Befinden tut es sich an der Ossenreyerstraße, genauer gesagt ist es die heutige Nummer 14 mitten in der autofreien Stralsunder Einkaufszone. Dieses dreiachsige, zweigeschossige und in seinem Kern mittelalterliche Giebelhaus im Weltkulturerbe-Kerngebiet der historischen Stralsunder Altstadt gilt als Stralsunds ältestes profanes Steingebäude. Sein aus Backstein gemauerter Keller wurde auf das Jahr 1285 datiert.
Im Laufe der Jahrhunderte erfuhr es mehrere Umgestaltungen, konnte seinen historischen Charme dabei jedoch glücklicherweise bewahren. Beispielsweise überformte der Barock des 17./18. Jahrhunderts die eher eckige obere Giebelfassade der Gotik mit geschweiften Rundungen und grazil ausgearbeiteten, gesprengten Halbbögen am Fassadenspitzenaufsatz neu. Allerdings blieb seine ursprüngliche Giebelgestaltung mit den spitzbögigen Luken und Blenden dabei erhalten.
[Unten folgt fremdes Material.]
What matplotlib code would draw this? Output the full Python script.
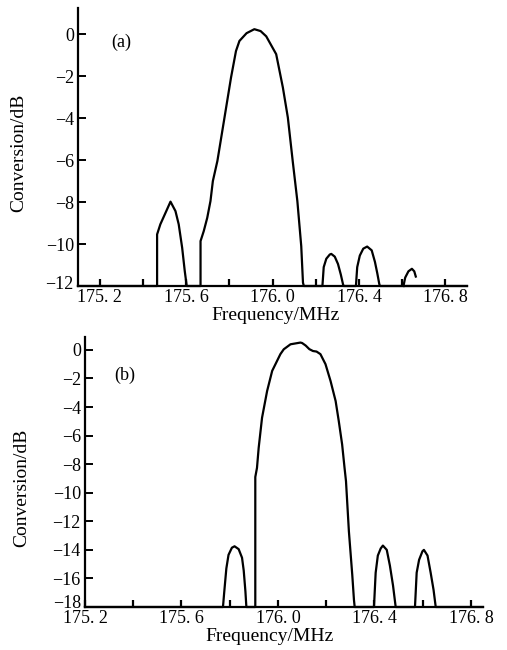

Mitte des 20. Jahrhunderts erfolgte in den Jahren 1968/69 eine Teilsanierung des barockveränderten gotischen Giebels. Der mittelalterliche dreigeschossige Pfeilergiebel wurde freigelegt und man beließ im unteren Bereich der Fassade auf Höhe des ersten Geschosses zwei „Sichtfenster“, an welchen die Reste der gotischen Fassadengliederung erkennbar sind. Das größere von beiden wird ergänzt von einer 1608 gefertigten Sandsteinplatte, welche die historische Hausmarke aufweist, die vom ehemaligen Kemladen des Hauses stammt. Die Kemlade war ein schmaler, meist zweigeschossiger Seitenflügel des mittelalterlichen Kaufmanns- oder Handwerkerhauses, in dem sich die Wohn- und Schlafräume befanden; die Wirtschafts- und Geschäftsräume lagen im jeweils größeren Hauptgebäude.
Im Inneren des Haupthauses ist auch hier die typische hohe Diele, nach welcher man die „Dielenhäuser“ heute bezeichnet, weitgehend erhalten. Bei den umfassenden Sanierungen nach der politischen Wende in den Jahren 1992-94 konnten zudem sogar originale Reste der mittelalterlichen Farbfassung sowie der plastischen Dekoration an der Fassade entdeckt werden. Die Ossenreyerstraße 14 ist mit der Nummer 624 in die Liste der Baudenkmale Stralsunds eingetragen.
Ab der Mitte des 13. Jahrhunderts zog die ehemalige slawische Fischersiedlung Stralow, der Rügenfürst Wizlaw I. zu Charenza 1234 das Lübische Stadtrecht verliehen hatte, Einwanderer aus nah und fern an. Der Seehandel fluorierte und ausgehend vom damaligem Stadtzentrum Alter Markt errichteten Stralsunds selbstbewusste Bürger beeindruckende Bauten. Im Jahr 1271 wurden große Teile der überwiegend aus Holz gebauten Stadt jedoch durch ein Feuer zerstört. Danach erneuerte man Stralsund mit einem erheblich höheren Anteil an Backsteinbauten, für die man 1283 drei Ziegeleien benötigte. In diese Zeit fällt vermutlich auch der Bau der Ossenreyerstraße 14. Hauseigentümer dürfte ein Kaufmann oder Handwerker gewesen sein, dessen rege Handelstätigkeit eine repräsentative, großräumige Arbeits-, Wohn- und vor allem Lagergrundlage erforderte.